NETAID: Anti-Poverty Web Site Opened With Flair
     "Pop-music icons and world leaders joined forces Wednesday to launch a Web site aimed at attacking international poverty and to announce an upcoming mega-benefit concert."
     At a news conference in New York, UN Secretary-General Kofi Annan, "musician/mogul" Quincy Jones, and artists Bono, David Bowie and Wyclef Jean of The Fugees introduced www.netaid.org, which was touted as the world's "most powerful" Web site (Elysa Gardner, USA Today, 9 Sep). The Web site offers a mix of information, fundraising and networking resources for people interested in hunger, refugees, debt relief, human rights and the environment. It was designed to handle millions of hits per hour from users all over the globe (UN Wire sources). NetAid spokesperson Bob Chlopak: "The idea is for it to become the largest portal and directory for antipoverty organizations in the world."

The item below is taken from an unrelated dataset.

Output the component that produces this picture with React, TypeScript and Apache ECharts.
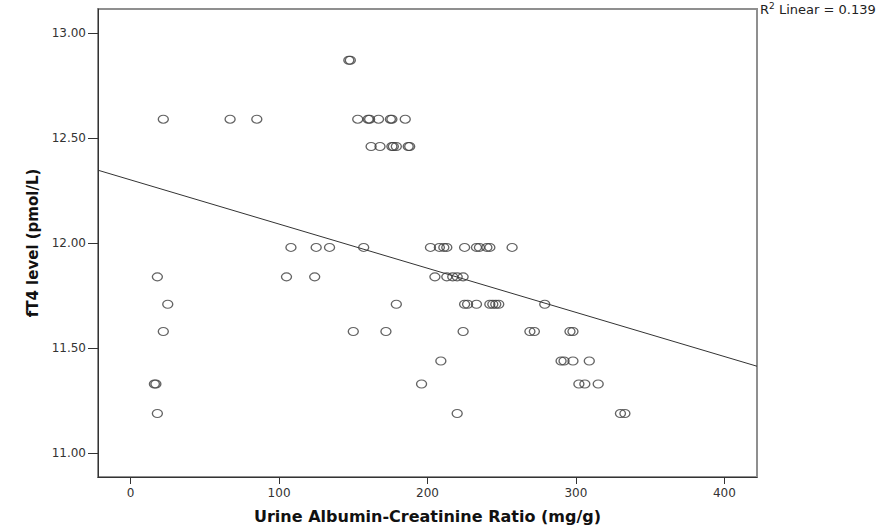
import React, { useEffect, useRef } from "react";
import * as echarts from "echarts";

// Urine Albumin-Creatinine Ratio (mg/g) values, grouped by fT4 level (pmol/L)
const fT4Levels = [12.87, 12.59, 12.46, 11.98, 11.84, 11.71, 11.58, 11.44, 11.33, 11.19];
const uacrAt1287 = [147, 148];
const uacrAt1259 = [22, 67, 85, 153, 160, 161, 167, 175, 176, 185];
const uacrAt1246 = [162, 168, 176, 177, 179, 187, 188];
const uacrAt1198 = [108, 125, 134, 157, 202, 208, 211, 213, 225, 233, 235, 240, 242, 257];
const uacrAt1184 = [18, 105, 124, 205, 213, 217, 220, 224];
const uacrAt1171 = [25, 179, 225, 227, 233, 242, 244, 246, 248, 279];
const uacrAt1158 = [22, 150, 172, 224, 269, 272, 296, 298];
const uacrAt1144 = [209, 290, 292, 298, 309];
const uacrAt1133 = [16, 17, 196, 302, 306, 315];
const uacrAt1119 = [18, 220, 330, 333];
const uacrGroups = [
  uacrAt1287, uacrAt1259, uacrAt1246, uacrAt1198, uacrAt1184,
  uacrAt1171, uacrAt1158, uacrAt1144, uacrAt1133, uacrAt1119,
];

// Fit line
const fitIntercept = 12.301;
const fitSlope = -0.0021;
const r2Text = "0.139";

const xTicks = [0, 100, 200, 300, 400];
const yTicks = [11.0, 11.5, 12.0, 12.5, 13.0];
const xMin = -22;
const xMax = 422;
const yMin = 10.888;
const yMax = 13.114;

const FONT = "'DejaVu Sans', 'Liberation Sans', Arial, sans-serif";

export default function App() {
  const ref = useRef<HTMLDivElement>(null);

  useEffect(() => {
    if (!ref.current) return;
    const chart = echarts.init(ref.current, null, { renderer: "svg" });

    const points: number[][] = [];
    uacrGroups.forEach((g, i) => {
      g.forEach((x) => points.push([x, fT4Levels[i]]));
    });

    const fitLine = [
      [xMin, fitIntercept + fitSlope * xMin],
      [xMax, fitIntercept + fitSlope * xMax],
    ];

    chart.setOption({
      animation: false,
      backgroundColor: "#ffffff",
      grid: {
        left: 98,
        right: 123,
        top: 9,
        bottom: 52,
        show: true,
        borderColor: "#8f8f8f",
        borderWidth: 2,
        backgroundColor: "transparent",
      },
      xAxis: {
        type: "value",
        min: xMin,
        max: xMax,
        name: "Urine Albumin-Creatinine Ratio (mg/g)",
        nameLocation: "middle",
        nameGap: 31,
        nameTextStyle: { fontFamily: FONT, fontWeight: "bold", fontSize: 16, color: "#111" },
        splitLine: { show: false },
        axisLine: { show: true, onZero: false, lineStyle: { color: "#333", width: 1 } },
        axisTick: { show: true, inside: false, length: 7, customValues: xTicks, lineStyle: { color: "#333" } },
        axisLabel: {
          customValues: xTicks,
          margin: 10,
          fontFamily: FONT,
          fontSize: 12,
          color: "#333",
        },
      },
      yAxis: {
        type: "value",
        min: yMin,
        max: yMax,
        name: "fT4 level (pmol/L)",
        nameLocation: "middle",
        nameGap: 56,
        nameRotate: 90,
        nameTextStyle: { fontFamily: FONT, fontWeight: "bold", fontSize: 15, color: "#111" },
        splitLine: { show: false },
        axisLine: { show: true, onZero: false, lineStyle: { color: "#333", width: 1 } },
        axisTick: { show: true, inside: false, length: 10, customValues: yTicks, lineStyle: { color: "#333" } },
        axisLabel: {
          customValues: yTicks,
          margin: 12,
          fontFamily: FONT,
          fontSize: 12,
          color: "#333",
          formatter: (v: number) => v.toFixed(2),
        },
      },
      series: [
        {
          type: "line",
          data: fitLine,
          showSymbol: false,
          symbol: "none",
          lineStyle: { color: "#333", width: 1 },
          silent: true,
          z: 2,
        },
        {
          type: "scatter",
          data: points,
          symbol: "path://M0,50 A50,50 0 1,1 100,50 A50,50 0 1,1 0,50 Z",
          symbolSize: [10, 8],
          itemStyle: { color: "transparent", borderColor: "#3c3c3c", borderWidth: 1.2 },
          z: 3,
        },
      ],
      graphic: [
        {
          type: "group",
          left: 760,
          top: 1,
          children: [
            { type: "text", x: 0, y: 2, style: { text: "R", fontFamily: FONT, fontSize: 13, fill: "#222" } },
            { type: "text", x: 9, y: 0, style: { text: "2", fontFamily: FONT, fontSize: 9, fill: "#222" } },
            { type: "text", x: 19, y: 2, style: { text: "Linear = " + r2Text, fontFamily: FONT, fontSize: 13, fill: "#222" } },
          ],
        },
      ],
    });

    return () => chart.dispose();
  }, []);

  return (
    <div
      ref={ref}
      style={{ position: "fixed", left: 0, top: 0, width: 880, height: 529 }}
    />
  );
}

     Use of the site will be promoted through three rock concerts in New York, London and Geneva on 9 October. The concerts will be televised on the BBC, MTV and VH1, and broadcast on the Internet and on radio stations in 60 countries. Immediate proceeds from the concerts will be devoted to relief work in Kosovo and Africa, channeled through the NetAid Foundation and overseen by the UN Development Program (UNDP) (Jon Pareles, New York Times, 9 Sep). The complete lineup for the shows, announced yesterday, can be found on the NetAid site (UN Wire sources).
     British Prime Minister Tony Blair, US President Bill Clinton and South African President Nelson Mandela took part via satellite, clicking on their computer controls to activate the site. Mandela said the project would "strengthen the bonds between the peoples of the world" and provide resources that poor communities can use "to uplift themselves" (BBC, 9 Sep). Clinton said it "represents a truly new front in the struggle against poverty" (Associated Press/Financial Times, 9 Sep).

'Rescuing' Aid From Its Bureaucratic Reputation
     In an International Herald Tribune commentary, UNDP Administrator Mark Malloch Brown notes that development aid has "become associated with waste, corruption and a hopeless dependence. ... NetAid is a means of rescuing development assistance from its big bureaucracy reputation" (9 Sep).